_Exercise_
Once the pictures are set aside, transcribe the remaining data exactly.

_Material provided_
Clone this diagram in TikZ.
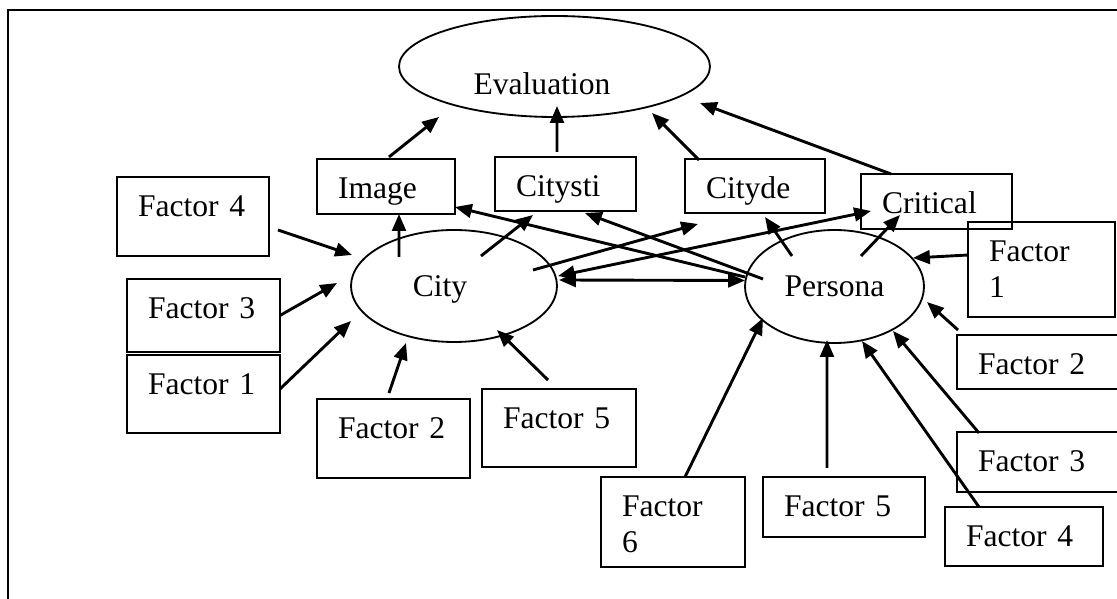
\documentclass[tikz,border=0pt]{standalone}
\usepackage{fontspec}
\setmainfont{Liberation Serif}
\usepackage{pgf,tikz}
\usetikzlibrary{arrows.meta,shapes.geometric}

\begin{document}
\begin{tikzpicture}[x=0.38pt,y=-0.38pt,font=\fontsize{12}{13.5}\selectfont,
  >={Triangle[length=6.4pt,width=5.2pt]},
  fbox/.style 2 args={draw,line width=0.76pt,anchor=north west,outer sep=0pt,
    inner xsep=8pt,inner ysep=0pt,align=left,text height=15.2pt,
    text width=#1,text depth=#2},
  oval/.style={draw,ellipse,line width=0.7pt,inner sep=0pt,outer sep=0pt},
  link/.style={line width=1.1pt}]
\useasboundingbox (0,0) rectangle (1117,599);
\draw [line width=0.76pt] (8,610) -- (8,10) -- (1125,10);
% latent variables
\node [oval,minimum width=118.18pt,minimum height=38.38pt,
  label={[xshift=-4.75pt,yshift=-6.7pt]center:Evaluation}] (eval) at (554.5,66.5) {};
\node [oval,minimum width=78.28pt,minimum height=42.56pt,
  label={[xshift=-5.32pt,yshift=-1.5pt]center:City}] (city) at (454,286) {};
\node [oval,minimum width=68.02pt,minimum height=42.94pt] (persona) at (834.5,286.5) {Persona};
% indicators
\node [fbox={36.44pt}{5.7pt}] (img) at (317,159) {Image};
\node [fbox={37.58pt}{5.32pt}] (sti) at (495,157) {Citysti};
\node [fbox={37.2pt}{5.32pt}] (cde) at (685,159) {Cityde};
\node [fbox={41.38pt}{5.7pt}] (crit) at (861,174) {Critical};
% city factors
\node [fbox={41.76pt}{14.82pt}] (f4l) at (117,177) {Factor 4};
\node [fbox={42.14pt}{12.54pt}] (f3l) at (127,279) {Factor 3};
\node [fbox={42.14pt}{14.44pt}] (f1l) at (127,355) {Factor 1};
\node [fbox={42.14pt}{14.82pt}] (f2l) at (317,399) {Factor 2};
\node [fbox={42.52pt}{14.44pt}] (f5l) at (482,389) {Factor 5};
% persona factors
\node [fbox={39.86pt}{20.9pt}] (f1r) at (968,222) {Factor\\1};
\node [fbox={60pt}{5.32pt}] (f2r) at (957,335) {Factor 2};
\node [fbox={60pt}{7.6pt}] (f3r) at (957,432) {Factor 3};
\node [fbox={44.04pt}{7.22pt}] (f4r) at (945,507) {Factor 4};
\node [fbox={45.56pt}{7.6pt}] (f5r) at (763,477) {Factor 5};
\node [fbox={38.72pt}{19pt}] (f6) at (601,477) {Factor\\6};
% arrows into City
\draw [link,->] ([shift={(9,13.5)}]f4l.east) -- ([shift={(-102,-31)}]city.center);
\draw [link,->] (f3l.east) -- ([shift={(-117,-3)}]city.center);
\draw [link,->] ([shift={(0,-5)}]f1l.east) -- ([shift={(-103,35)}]city.center);
\draw [link,->] ([shift={(-4.5,-6)}]f2l.north) -- ([shift={(-48,57)}]city.center);
\draw [link,->] ([shift={(-11,-9)}]f5l.north) -- ([shift={(43,44)}]city.center);
% City and Persona to indicators
\draw [link,->] ([shift={(-55,-29)}]city.center) -- ([shift={(13,0)}]img.south);
\draw [link,->] ([shift={(27,-30)}]city.center) -- ([shift={(-32.5,4)}]sti.south);
\draw [link,->] ([shift={(79,-16)}]city.center) -- ([shift={(-57,11)}]cde.south);
\draw [link,<->] ([shift={(1,-10)}]city.east) -- ([shift={(-65.5,9.5)}]crit.center);
\draw [link,<->] ([shift={(2,-6)}]city.east) -- ([shift={(0,-6)}]persona.west);
\draw [link,->] ([shift={(-89.5,-9.5)}]persona.center) -- ([shift={(0,-7)}]img.south east);
\draw [link,->] ([shift={(-71.5,-7.5)}]persona.center) -- ([shift={(19.5,2)}]sti.south);
\draw [link,->] ([shift={(-42.5,-30.5)}]persona.center) -- ([shift={(10,4)}]cde.south);
\draw [link,->] ([shift={(26.5,-30.5)}]persona.center) -- ([shift={(-36.5,-14)}]crit.south);
% indicators to Evaluation
\draw [link,->] ([shift={(3,-2)}]img.north) -- ([shift={(-115.5,50.5)}]eval.center);
\draw [link,->] ([shift={(-8.5,-5)}]sti.north) -- ([shift={(2.5,39.5)}]eval.center);
\draw [link,->] ([shift={(-56,1)}]cde.north) -- ([shift={(97.5,46.5)}]eval.center);
\draw [link,->] ([shift={(-45.5,0)}]crit.north) -- ([shift={(145.5,36.5)}]eval.center);
% arrows into Persona
\draw [link,->] ([shift={(0,-14.5)}]f1r.west) -- ([shift={(78.5,-28.5)}]persona.center);
\draw [link,->] ([shift={(1,-5)}]f2r.north west) -- ([shift={(92.5,15.5)}]persona.center);
\draw [link,->] ([shift={(22,1)}]f3r.north west) -- ([shift={(58.5,44.5)}]persona.center);
\draw [link,->] ([shift={(34,0)}]f4r.north west) -- ([shift={(27.5,54.5)}]persona.center);
\draw [link,->] ([shift={(-17,-9)}]f5r.north) -- ([shift={(-7.5,53.5)}]persona.center);
\draw [link,->] ([shift={(12,0)}]f6.north) -- ([shift={(-71.5,31.5)}]persona.center);
\end{tikzpicture}
\end{document}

_Finished task_
Clone this diagram in TikZ.
\documentclass[tikz,border=0pt]{standalone}
\usepackage{fontspec}
\setmainfont{Liberation Serif}
\usepackage{pgf,tikz}
\usetikzlibrary{arrows.meta,shapes.geometric}

\begin{document}
\begin{tikzpicture}[x=0.38pt,y=-0.38pt,font=\fontsize{12}{13.5}\selectfont,
  >={Triangle[length=6.4pt,width=5.2pt]},
  fbox/.style 2 args={draw,line width=0.76pt,anchor=north west,outer sep=0pt,
    inner xsep=8pt,inner ysep=0pt,align=left,text height=15.2pt,
    text width=#1,text depth=#2},
  oval/.style={draw,ellipse,line width=0.7pt,inner sep=0pt,outer sep=0pt},
  link/.style={line width=1.1pt}]
\useasboundingbox (0,0) rectangle (1117,599);
\draw [line width=0.76pt] (8,610) -- (8,10) -- (1125,10);
% latent variables
\node [oval,minimum width=118.18pt,minimum height=38.38pt,
  label={[xshift=-4.75pt,yshift=-6.7pt]center:Evaluation}] (eval) at (554.5,66.5) {};
\node [oval,minimum width=78.28pt,minimum height=42.56pt,
  label={[xshift=-5.32pt,yshift=-1.5pt]center:City}] (city) at (454,286) {};
\node [oval,minimum width=68.02pt,minimum height=42.94pt] (persona) at (834.5,286.5) {Persona};
% indicators
\node [fbox={36.44pt}{5.7pt}] (img) at (317,159) {Image};
\node [fbox={37.58pt}{5.32pt}] (sti) at (495,157) {Citysti};
\node [fbox={37.2pt}{5.32pt}] (cde) at (685,159) {Cityde};
\node [fbox={41.38pt}{5.7pt}] (crit) at (861,174) {Critical};
% city factors
\node [fbox={41.76pt}{14.82pt}] (f4l) at (117,177) {Factor 4};
\node [fbox={42.14pt}{12.54pt}] (f3l) at (127,279) {Factor 3};
\node [fbox={42.14pt}{14.44pt}] (f1l) at (127,355) {Factor 1};
\node [fbox={42.14pt}{14.82pt}] (f2l) at (317,399) {Factor 2};
\node [fbox={42.52pt}{14.44pt}] (f5l) at (482,389) {Factor 5};
% persona factors
\node [fbox={39.86pt}{20.9pt}] (f1r) at (968,222) {Factor\\1};
\node [fbox={60pt}{5.32pt}] (f2r) at (957,335) {Factor 2};
\node [fbox={60pt}{7.6pt}] (f3r) at (957,432) {Factor 3};
\node [fbox={44.04pt}{7.22pt}] (f4r) at (945,507) {Factor 4};
\node [fbox={45.56pt}{7.6pt}] (f5r) at (763,477) {Factor 5};
\node [fbox={38.72pt}{19pt}] (f6) at (601,477) {Factor\\6};
% arrows into City
\draw [link,->] ([shift={(9,13.5)}]f4l.east) -- ([shift={(-102,-31)}]city.center);
\draw [link,->] (f3l.east) -- ([shift={(-117,-3)}]city.center);
\draw [link,->] ([shift={(0,-5)}]f1l.east) -- ([shift={(-103,35)}]city.center);
\draw [link,->] ([shift={(-4.5,-6)}]f2l.north) -- ([shift={(-48,57)}]city.center);
\draw [link,->] ([shift={(-11,-9)}]f5l.north) -- ([shift={(43,44)}]city.center);
% City and Persona to indicators
\draw [link,->] ([shift={(-55,-29)}]city.center) -- ([shift={(13,0)}]img.south);
\draw [link,->] ([shift={(27,-30)}]city.center) -- ([shift={(-32.5,4)}]sti.south);
\draw [link,->] ([shift={(79,-16)}]city.center) -- ([shift={(-57,11)}]cde.south);
\draw [link,<->] ([shift={(1,-10)}]city.east) -- ([shift={(-65.5,9.5)}]crit.center);
\draw [link,<->] ([shift={(2,-6)}]city.east) -- ([shift={(0,-6)}]persona.west);
\draw [link,->] ([shift={(-89.5,-9.5)}]persona.center) -- ([shift={(0,-7)}]img.south east);
\draw [link,->] ([shift={(-71.5,-7.5)}]persona.center) -- ([shift={(19.5,2)}]sti.south);
\draw [link,->] ([shift={(-42.5,-30.5)}]persona.center) -- ([shift={(10,4)}]cde.south);
\draw [link,->] ([shift={(26.5,-30.5)}]persona.center) -- ([shift={(-36.5,-14)}]crit.south);
% indicators to Evaluation
\draw [link,->] ([shift={(3,-2)}]img.north) -- ([shift={(-115.5,50.5)}]eval.center);
\draw [link,->] ([shift={(-8.5,-5)}]sti.north) -- ([shift={(2.5,39.5)}]eval.center);
\draw [link,->] ([shift={(-56,1)}]cde.north) -- ([shift={(97.5,46.5)}]eval.center);
\draw [link,->] ([shift={(-45.5,0)}]crit.north) -- ([shift={(145.5,36.5)}]eval.center);
% arrows into Persona
\draw [link,->] ([shift={(0,-14.5)}]f1r.west) -- ([shift={(78.5,-28.5)}]persona.center);
\draw [link,->] ([shift={(1,-5)}]f2r.north west) -- ([shift={(92.5,15.5)}]persona.center);
\draw [link,->] ([shift={(22,1)}]f3r.north west) -- ([shift={(58.5,44.5)}]persona.center);
\draw [link,->] ([shift={(34,0)}]f4r.north west) -- ([shift={(27.5,54.5)}]persona.center);
\draw [link,->] ([shift={(-17,-9)}]f5r.north) -- ([shift={(-7.5,53.5)}]persona.center);
\draw [link,->] ([shift={(12,0)}]f6.north) -- ([shift={(-71.5,31.5)}]persona.center);
\end{tikzpicture}
\end{document}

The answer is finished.